Extract the lines of the material below, beginning with the first and ending with the line that holds "(cc) -- ++(\a:270)". Skip every picture.

start

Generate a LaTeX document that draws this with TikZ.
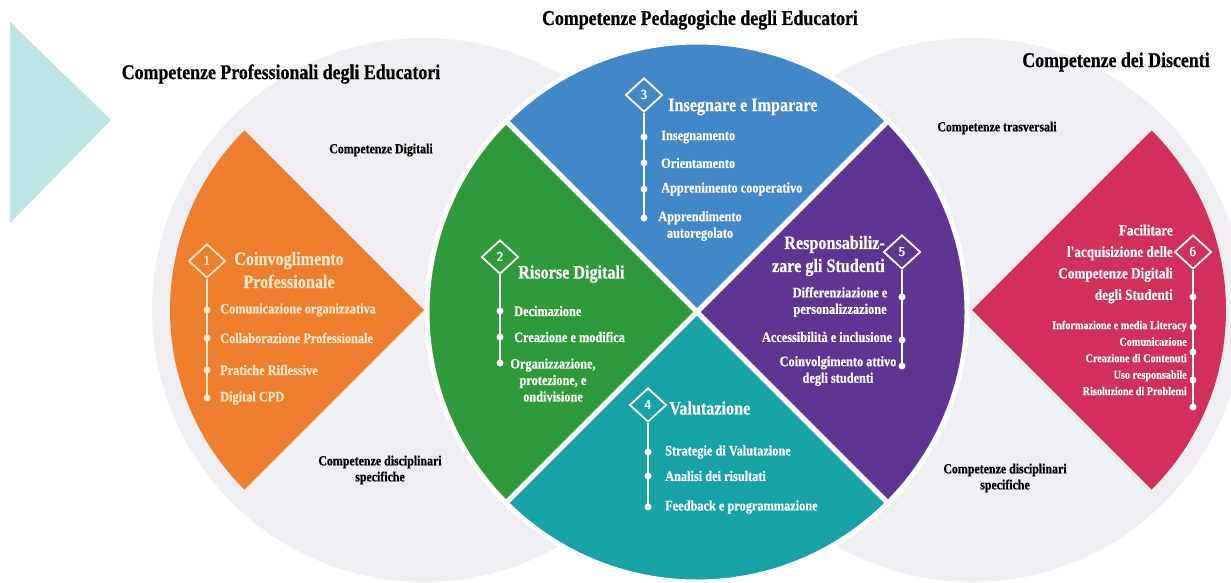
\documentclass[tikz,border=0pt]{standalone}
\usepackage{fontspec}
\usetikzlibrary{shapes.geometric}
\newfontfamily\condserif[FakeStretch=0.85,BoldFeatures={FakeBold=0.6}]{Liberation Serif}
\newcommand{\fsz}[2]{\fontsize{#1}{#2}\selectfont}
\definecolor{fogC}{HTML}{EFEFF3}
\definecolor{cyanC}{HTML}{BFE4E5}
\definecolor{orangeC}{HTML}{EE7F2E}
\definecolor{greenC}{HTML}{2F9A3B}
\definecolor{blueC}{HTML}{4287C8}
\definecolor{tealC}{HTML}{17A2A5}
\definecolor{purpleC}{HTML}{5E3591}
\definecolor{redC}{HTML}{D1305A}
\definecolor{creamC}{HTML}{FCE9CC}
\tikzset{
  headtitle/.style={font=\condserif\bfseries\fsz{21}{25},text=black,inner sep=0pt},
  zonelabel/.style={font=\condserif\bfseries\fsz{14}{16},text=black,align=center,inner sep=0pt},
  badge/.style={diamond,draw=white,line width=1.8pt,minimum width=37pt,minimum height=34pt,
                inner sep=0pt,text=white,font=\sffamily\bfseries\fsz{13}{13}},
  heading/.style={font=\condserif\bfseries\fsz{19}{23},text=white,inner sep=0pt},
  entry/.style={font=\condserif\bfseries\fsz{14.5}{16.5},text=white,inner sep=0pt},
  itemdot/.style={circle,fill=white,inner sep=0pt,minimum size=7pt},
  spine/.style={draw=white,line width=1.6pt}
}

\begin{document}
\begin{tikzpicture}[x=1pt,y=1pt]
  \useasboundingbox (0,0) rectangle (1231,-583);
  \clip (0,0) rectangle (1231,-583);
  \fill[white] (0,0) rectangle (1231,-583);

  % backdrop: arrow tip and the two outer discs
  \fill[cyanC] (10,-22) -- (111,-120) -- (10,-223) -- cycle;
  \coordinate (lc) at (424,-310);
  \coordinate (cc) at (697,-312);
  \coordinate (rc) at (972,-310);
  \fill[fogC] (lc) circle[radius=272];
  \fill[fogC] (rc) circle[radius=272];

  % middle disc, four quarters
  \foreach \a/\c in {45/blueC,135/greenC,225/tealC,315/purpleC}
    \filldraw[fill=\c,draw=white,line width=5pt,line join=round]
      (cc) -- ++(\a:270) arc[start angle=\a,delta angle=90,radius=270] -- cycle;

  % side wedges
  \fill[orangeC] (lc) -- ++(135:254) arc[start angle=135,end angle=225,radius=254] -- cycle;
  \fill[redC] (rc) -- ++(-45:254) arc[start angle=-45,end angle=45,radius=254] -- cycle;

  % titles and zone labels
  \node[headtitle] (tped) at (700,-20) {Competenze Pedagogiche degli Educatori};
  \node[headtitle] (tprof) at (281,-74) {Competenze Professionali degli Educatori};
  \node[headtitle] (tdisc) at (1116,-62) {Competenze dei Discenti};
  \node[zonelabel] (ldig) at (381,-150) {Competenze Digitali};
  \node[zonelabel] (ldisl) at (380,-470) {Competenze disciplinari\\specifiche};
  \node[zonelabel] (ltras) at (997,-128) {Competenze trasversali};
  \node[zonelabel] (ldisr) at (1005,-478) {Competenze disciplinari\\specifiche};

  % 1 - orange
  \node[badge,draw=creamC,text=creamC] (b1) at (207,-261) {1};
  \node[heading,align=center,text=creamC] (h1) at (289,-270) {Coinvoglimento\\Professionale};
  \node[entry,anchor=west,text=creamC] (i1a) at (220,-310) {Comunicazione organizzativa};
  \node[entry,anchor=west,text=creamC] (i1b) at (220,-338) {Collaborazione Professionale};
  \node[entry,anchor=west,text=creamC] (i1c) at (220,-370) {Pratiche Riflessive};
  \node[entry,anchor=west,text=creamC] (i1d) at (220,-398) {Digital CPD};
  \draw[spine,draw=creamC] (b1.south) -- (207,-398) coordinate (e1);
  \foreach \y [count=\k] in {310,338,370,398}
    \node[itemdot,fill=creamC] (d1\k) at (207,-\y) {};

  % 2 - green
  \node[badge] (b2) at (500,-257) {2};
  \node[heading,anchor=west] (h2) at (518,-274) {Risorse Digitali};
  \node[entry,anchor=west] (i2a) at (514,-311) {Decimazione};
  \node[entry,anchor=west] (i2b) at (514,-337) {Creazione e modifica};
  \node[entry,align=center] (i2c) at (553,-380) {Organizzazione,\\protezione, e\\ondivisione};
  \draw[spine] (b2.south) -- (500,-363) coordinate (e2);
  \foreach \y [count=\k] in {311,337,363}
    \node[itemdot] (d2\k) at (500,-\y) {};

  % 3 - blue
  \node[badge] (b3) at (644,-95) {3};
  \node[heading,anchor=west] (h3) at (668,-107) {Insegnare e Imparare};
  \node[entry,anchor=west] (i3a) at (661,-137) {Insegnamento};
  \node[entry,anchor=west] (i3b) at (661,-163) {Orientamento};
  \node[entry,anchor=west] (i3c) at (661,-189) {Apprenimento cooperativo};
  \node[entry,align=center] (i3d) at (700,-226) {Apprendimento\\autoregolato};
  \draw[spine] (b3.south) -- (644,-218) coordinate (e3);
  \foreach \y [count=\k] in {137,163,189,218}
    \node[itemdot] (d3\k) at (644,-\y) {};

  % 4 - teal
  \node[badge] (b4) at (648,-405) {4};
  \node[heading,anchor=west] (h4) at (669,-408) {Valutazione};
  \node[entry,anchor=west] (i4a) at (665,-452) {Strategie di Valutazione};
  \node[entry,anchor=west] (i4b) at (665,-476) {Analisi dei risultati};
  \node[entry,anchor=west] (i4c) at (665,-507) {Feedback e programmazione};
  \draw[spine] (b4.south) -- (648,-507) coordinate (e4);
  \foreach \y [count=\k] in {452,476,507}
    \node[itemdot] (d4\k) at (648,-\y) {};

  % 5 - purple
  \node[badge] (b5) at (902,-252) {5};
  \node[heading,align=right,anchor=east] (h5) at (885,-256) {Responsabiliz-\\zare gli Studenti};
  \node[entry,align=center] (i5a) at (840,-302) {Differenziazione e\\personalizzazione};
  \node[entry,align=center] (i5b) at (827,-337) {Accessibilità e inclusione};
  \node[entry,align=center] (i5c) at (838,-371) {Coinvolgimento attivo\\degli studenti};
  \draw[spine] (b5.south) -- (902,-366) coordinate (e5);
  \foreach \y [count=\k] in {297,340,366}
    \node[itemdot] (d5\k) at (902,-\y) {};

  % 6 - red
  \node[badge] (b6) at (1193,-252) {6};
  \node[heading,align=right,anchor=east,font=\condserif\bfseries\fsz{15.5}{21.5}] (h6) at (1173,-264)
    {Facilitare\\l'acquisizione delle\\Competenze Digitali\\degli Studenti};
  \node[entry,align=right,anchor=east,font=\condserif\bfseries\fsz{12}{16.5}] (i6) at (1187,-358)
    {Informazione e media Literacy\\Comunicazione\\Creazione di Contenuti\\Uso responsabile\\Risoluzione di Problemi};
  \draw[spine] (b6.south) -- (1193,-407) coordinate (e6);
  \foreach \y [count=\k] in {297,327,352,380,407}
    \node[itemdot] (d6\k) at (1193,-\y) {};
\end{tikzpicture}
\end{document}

end

◆ Result of the task ◆
Generate a LaTeX document that draws this with TikZ.
\documentclass[tikz,border=0pt]{standalone}
\usepackage{fontspec}
\usetikzlibrary{shapes.geometric}
\newfontfamily\condserif[FakeStretch=0.85,BoldFeatures={FakeBold=0.6}]{Liberation Serif}
\newcommand{\fsz}[2]{\fontsize{#1}{#2}\selectfont}
\definecolor{fogC}{HTML}{EFEFF3}
\definecolor{cyanC}{HTML}{BFE4E5}
\definecolor{orangeC}{HTML}{EE7F2E}
\definecolor{greenC}{HTML}{2F9A3B}
\definecolor{blueC}{HTML}{4287C8}
\definecolor{tealC}{HTML}{17A2A5}
\definecolor{purpleC}{HTML}{5E3591}
\definecolor{redC}{HTML}{D1305A}
\definecolor{creamC}{HTML}{FCE9CC}
\tikzset{
  headtitle/.style={font=\condserif\bfseries\fsz{21}{25},text=black,inner sep=0pt},
  zonelabel/.style={font=\condserif\bfseries\fsz{14}{16},text=black,align=center,inner sep=0pt},
  badge/.style={diamond,draw=white,line width=1.8pt,minimum width=37pt,minimum height=34pt,
                inner sep=0pt,text=white,font=\sffamily\bfseries\fsz{13}{13}},
  heading/.style={font=\condserif\bfseries\fsz{19}{23},text=white,inner sep=0pt},
  entry/.style={font=\condserif\bfseries\fsz{14.5}{16.5},text=white,inner sep=0pt},
  itemdot/.style={circle,fill=white,inner sep=0pt,minimum size=7pt},
  spine/.style={draw=white,line width=1.6pt}
}

\begin{document}
\begin{tikzpicture}[x=1pt,y=1pt]
  \useasboundingbox (0,0) rectangle (1231,-583);
  \clip (0,0) rectangle (1231,-583);
  \fill[white] (0,0) rectangle (1231,-583);

  % backdrop: arrow tip and the two outer discs
  \fill[cyanC] (10,-22) -- (111,-120) -- (10,-223) -- cycle;
  \coordinate (lc) at (424,-310);
  \coordinate (cc) at (697,-312);
  \coordinate (rc) at (972,-310);
  \fill[fogC] (lc) circle[radius=272];
  \fill[fogC] (rc) circle[radius=272];

  % middle disc, four quarters
  \foreach \a/\c in {45/blueC,135/greenC,225/tealC,315/purpleC}
    \filldraw[fill=\c,draw=white,line width=5pt,line join=round]
      (cc) -- ++(\a:270) arc[start angle=\a,delta angle=90,radius=270] -- cycle;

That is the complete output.